(Source records)
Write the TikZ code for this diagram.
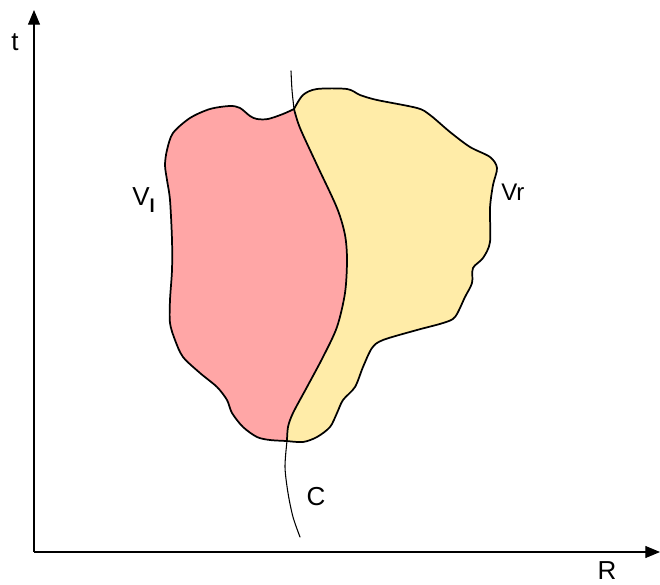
\documentclass[tikz,border=0pt]{standalone}
\usepackage{fontspec}
\setmainfont{Liberation Sans}
\usetikzlibrary{arrows.meta}
\definecolor{pinkfill}{HTML}{FFA6A6}
\definecolor{yellowfill}{HTML}{FFECA8}
\tikzset{
  axis/.style={line width=0.8pt, -{Triangle[length=11pt,width=9pt]}},
  outline/.style={line width=1.3pt, line join=round, line cap=round},
  thinline/.style={line width=0.8pt, line cap=round},
  lbl/.style={inner sep=0pt, font=\fontsize{19.5pt}{22pt}\selectfont},
}
\begin{document}
\begin{tikzpicture}[x=0.75pt,y=-0.75pt]
\useasboundingbox (0,0) rectangle (660,585);
\coordinate (o) at (34,552);
\coordinate (ytip) at (34,10);
\coordinate (xtip) at (660,552);
% regions
\fill[pinkfill] plot[smooth] coordinates {(294,109) (283,114) (268,119) (257,119) (250,116) (240,108) (230,106) (210,109) (190,118) (173,133) (167,150) (165,165) (167,180) (170,200) (172,240) (172,270) (170,300) (170,323) (175,340) (183,357) (200,373) (217,387) (227,400) (232,413) (243,427) (257,437) (270,440) (287,441)}
  -- plot[smooth] coordinates {(287,441) (288,427) (293,413) (307,387) (323,357) (337,327) (345,293) (347,260) (345,235) (337,208) (317,165) (300,128) (294,109)} -- cycle;
\fill[yellowfill] plot[smooth] coordinates {(294,109) (303,95) (317,89) (347,89) (360,95) (377,100) (417,108) (430,115) (450,132) (470,147) (490,157) (497,168) (493,185) (490,208) (490,242) (483,258) (473,268) (472,283) (465,297) (455,317) (443,323) (417,330) (383,340) (372,348) (363,367) (355,387) (343,400) (337,413) (330,427) (317,437) (303,442) (287,441)}
  -- plot[smooth] coordinates {(287,441) (288,427) (293,413) (307,387) (323,357) (337,327) (345,293) (347,260) (345,235) (337,208) (317,165) (300,128) (294,109)} -- cycle;
% outlines
\draw[outline] plot[smooth] coordinates {(294,109) (283,114) (268,119) (257,119) (250,116) (240,108) (230,106) (210,109) (190,118) (173,133) (167,150) (165,165) (167,180) (170,200) (172,240) (172,270) (170,300) (170,323) (175,340) (183,357) (200,373) (217,387) (227,400) (232,413) (243,427) (257,437) (270,440) (287,441)};
\draw[outline] plot[smooth] coordinates {(294,109) (303,95) (317,89) (347,89) (360,95) (377,100) (417,108) (430,115) (450,132) (470,147) (490,157) (497,168) (493,185) (490,208) (490,242) (483,258) (473,268) (472,283) (465,297) (455,317) (443,323) (417,330) (383,340) (372,348) (363,367) (355,387) (343,400) (337,413) (330,427) (317,437) (303,442) (287,441)};
\draw[outline] plot[smooth] coordinates {(294,109) (300,128) (317,165) (337,208) (345,235) (347,260) (345,293) (337,327) (323,357) (307,387) (293,413) (288,427) (287,441)};
% curve C extensions
\draw[thinline] plot[smooth] coordinates {(291,71) (292,90) (294,109)};
\draw[thinline] plot[smooth] coordinates {(287,441) (285,467) (288,493) (293,517) (300,537)};
% axes
\draw[axis] (o) -- (ytip);
\draw[axis] (o) -- (xtip);
% labels
\node[lbl] (t) at (15,42) {t};
\node[lbl] (R) at (607,571) {R};
\node[lbl] (C) at (316,497) {C};
\node[lbl, anchor=base west] (Vl) at (132,205) {V\raisebox{-0.3em}{\fontsize{14pt}{16pt}\selectfont\bfseries l}};
\node[lbl, anchor=base west, font=\fontsize{18pt}{20pt}\selectfont] (Vr) at (501,200) {Vr};
\end{tikzpicture}
\end{document}
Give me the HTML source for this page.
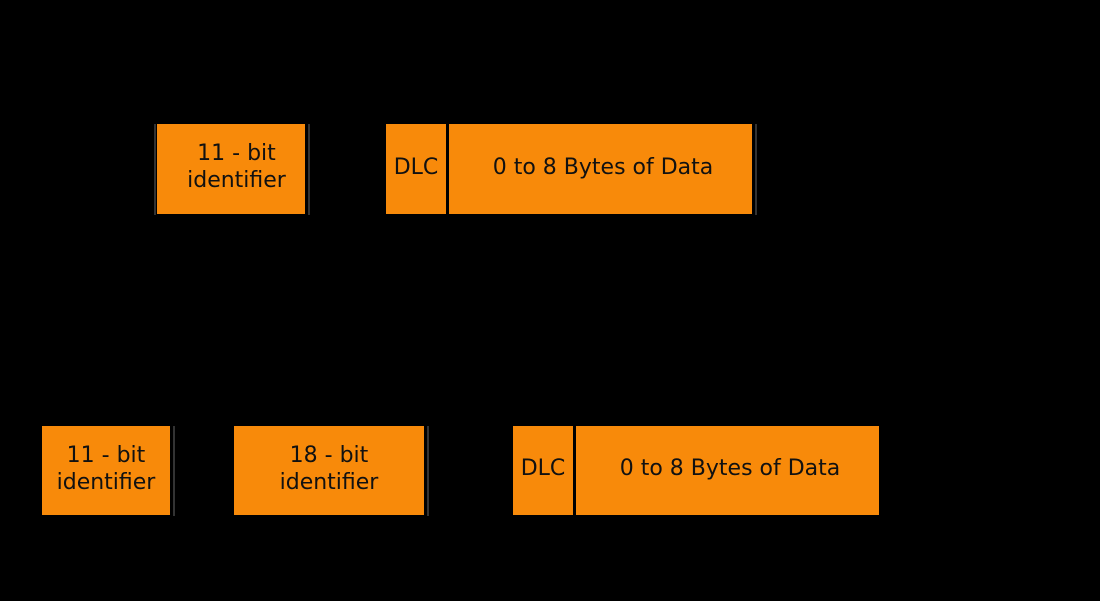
<!DOCTYPE html>
<html><head><style>
body{margin:0;width:1100px;height:601px;background:#000;position:relative;overflow:hidden;font-family:"DejaVu Sans","Liberation Sans",sans-serif;}
.b{position:absolute;background:#f88a0a;color:#111;display:flex;align-items:center;justify-content:center;text-align:center;font-size:22px;line-height:27px;box-sizing:border-box;padding-left:5px;padding-bottom:4px;}
.l{position:absolute;width:2px;background:#333;}
</style></head><body>
<div class="l" style="left:154px;top:124px;height:91px"></div>
<div class="b" style="left:157px;top:124px;width:148px;height:90px"><div style="margin-left:6px">11 - bit<br>identifier</div></div>
<div class="l" style="left:308px;top:124px;height:91px"></div>
<div class="b" style="left:386px;top:124px;width:60px;height:90px;padding-left:0">DLC</div>
<div class="b" style="left:449px;top:124px;width:303px;height:90px">0 to 8 Bytes of Data</div>
<div class="l" style="left:755px;top:124px;height:91px"></div>

<div class="b" style="left:42px;top:426px;width:128px;height:89px;padding-left:0">11 - bit<br>identifier</div>
<div class="l" style="left:173px;top:426px;height:90px"></div>
<div class="b" style="left:234px;top:426px;width:190px;height:89px;padding-left:0">18 - bit<br>identifier</div>
<div class="l" style="left:427px;top:426px;height:90px"></div>
<div class="b" style="left:513px;top:426px;width:60px;height:89px;padding-left:0">DLC</div>
<div class="b" style="left:576px;top:426px;width:303px;height:89px">0 to 8 Bytes of Data</div>
</body></html>
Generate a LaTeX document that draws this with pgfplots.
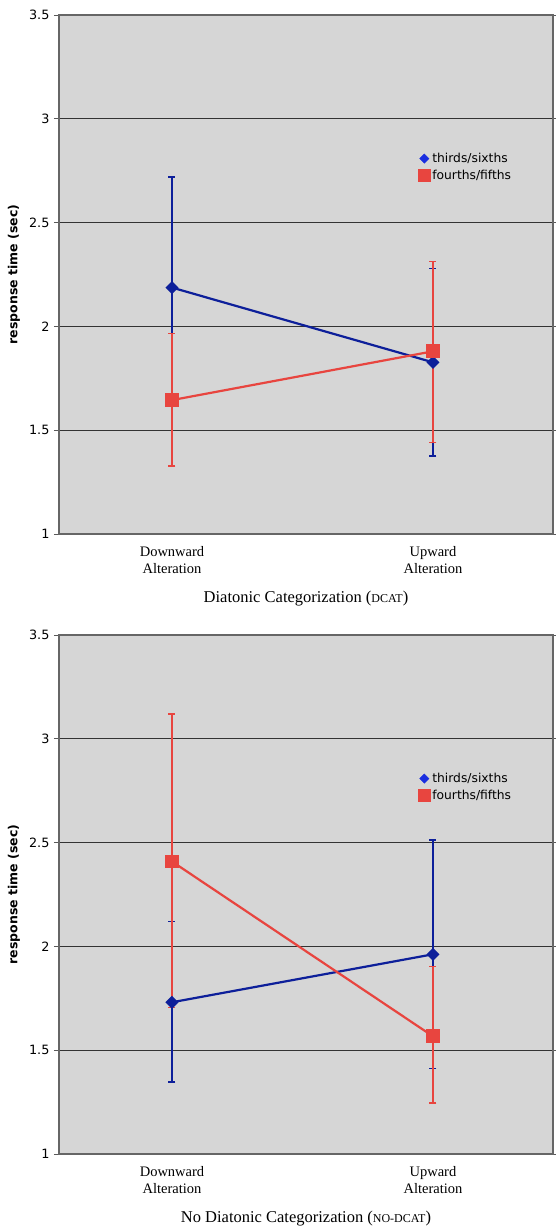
\documentclass[border=0pt]{standalone}
\usepackage{fontspec}
\setmainfont{Liberation Serif}
\newfontfamily\dejavu{DejaVu Sans}
\usepackage{pgfplots}
\pgfplotsset{compat=1.18}
\definecolor{bgray}{HTML}{D6D6D6}
\definecolor{navy}{HTML}{0D1F9A}
\definecolor{navyleg}{HTML}{1A2EE0}
\definecolor{redc}{HTML}{E8453F}
\pgfplotsset{rt/.style={
  scale only axis, width=494pt, height=519pt,
  xmin=-0.433, xmax=1.46, ymin=1, ymax=3.5,
  ytick={1,1.5,2,2.5,3,3.5},
  yticklabels={1,1.5,2,2.5,3,3.5},
  ymajorgrids, grid style={black!80, line width=0.9pt},
  xtick={0,1},
  xticklabels={{Downward\\Alteration},{Upward\\Alteration}},
  xticklabel style={align=center, font=\fontsize{14.5}{17}\selectfont, yshift=-4pt},
  major x tick style={draw=none},
  tick align=outside, major tick length=5pt,
  major y tick style={gray!70!black, line width=0.8pt},
  yticklabel style={font=\dejavu\fontsize{12.8}{14}\selectfont, xshift=-1pt},
  ylabel={response time (sec)},
  every axis y label/.style={at={(axis description cs:-0.091,0.5)}, rotate=90, anchor=center, font=\dejavu\bfseries\fontsize{12.5}{14}\selectfont},
  every axis x label/.style={at={(axis description cs:0.5,0)}, anchor=center, yshift=-65pt, font=\fontsize{16.5}{19}\selectfont},
  axis background/.style={fill=bgray},
  axis line style={gray!80!black, line width=1.4pt},
  legend style={draw=none, fill=none, at={(0.727,0.738)}, anchor=north west,
    font=\dejavu\fontsize{12.3}{15}\selectfont, row sep=2pt, inner sep=0pt,
    legend image code/.code={\path (-5pt,0pt) (5pt,0pt); \draw[##1] plot coordinates {(0pt,0pt)};}},
  legend cell align=left,
  blueline/.style={color=navy, line width=2.2pt, mark=square*, mark size=3.5pt, mark options={rotate=45, solid},
    error bars/y dir=both, error bars/y explicit,
    error bars/error mark options={rotate=90, mark size=3.5pt, line width=1.4pt, navy},
    error bars/error bar style={line width=1.4pt, navy}},
  redline/.style={color=redc, line width=2.2pt, mark=square*, mark size=5.8pt,
    error bars/y dir=both, error bars/y explicit,
    error bars/error mark options={rotate=90, mark size=3.5pt, line width=1.4pt, redc},
    error bars/error bar style={line width=1.4pt, redc}},
}}
\begin{document}
\begin{tikzpicture}
\path[use as bounding box] (-59pt,15pt) rectangle (496pt,-1214pt);
\begin{axis}[rt, at={(0pt,0pt)}, anchor=north west,
  xlabel={Diatonic Categorization ({\fontsize{12}{14}\selectfont DCAT})}]
\addlegendimage{only marks, mark=square*, mark size=3.3pt, mark options={rotate=45}, color=navyleg}
\addlegendentry{thirds/sixths}
\addlegendimage{only marks, mark=square*, mark size=6pt, color=redc}
\addlegendentry{fourths/fifths}
\addplot[forget plot, blueline] coordinates {
  (0,2.187) += (0,0.533) -= (0,0.538)
  (1,1.827) += (0,0.452) -= (0,0.452)
};
\addplot[forget plot, redline] coordinates {
  (0,1.645) += (0,0.321) -= (0,0.318)
  (1,1.880) += (0,0.432) -= (0,0.438)
};
\end{axis}
\begin{axis}[rt, at={(0pt,-620pt)}, anchor=north west,
  xlabel={No Diatonic Categorization ({\fontsize{12}{14}\selectfont NO-DCAT})}]
\addlegendimage{only marks, mark=square*, mark size=3.3pt, mark options={rotate=45}, color=navyleg}
\addlegendentry{thirds/sixths}
\addlegendimage{only marks, mark=square*, mark size=6pt, color=redc}
\addlegendentry{fourths/fifths}
\addplot[forget plot, blueline] coordinates {
  (0,1.731) += (0,0.390) -= (0,0.385)
  (1,1.962) += (0,0.550) -= (0,0.549)
};
\addplot[forget plot, redline] coordinates {
  (0,2.409) += (0,0.711) -= (0,0.702)
  (1,1.567) += (0,0.337) -= (0,0.322)
};
\end{axis}
\end{tikzpicture}
\end{document}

» Request: Copy each line of the records above that carries the word "code".

» Exercise solution:
Write the TikZ code for this diagram.
    legend image code/.code={\path (-5pt,0pt) (5pt,0pt); \draw[##1] plot coordinates {(0pt,0pt)};}},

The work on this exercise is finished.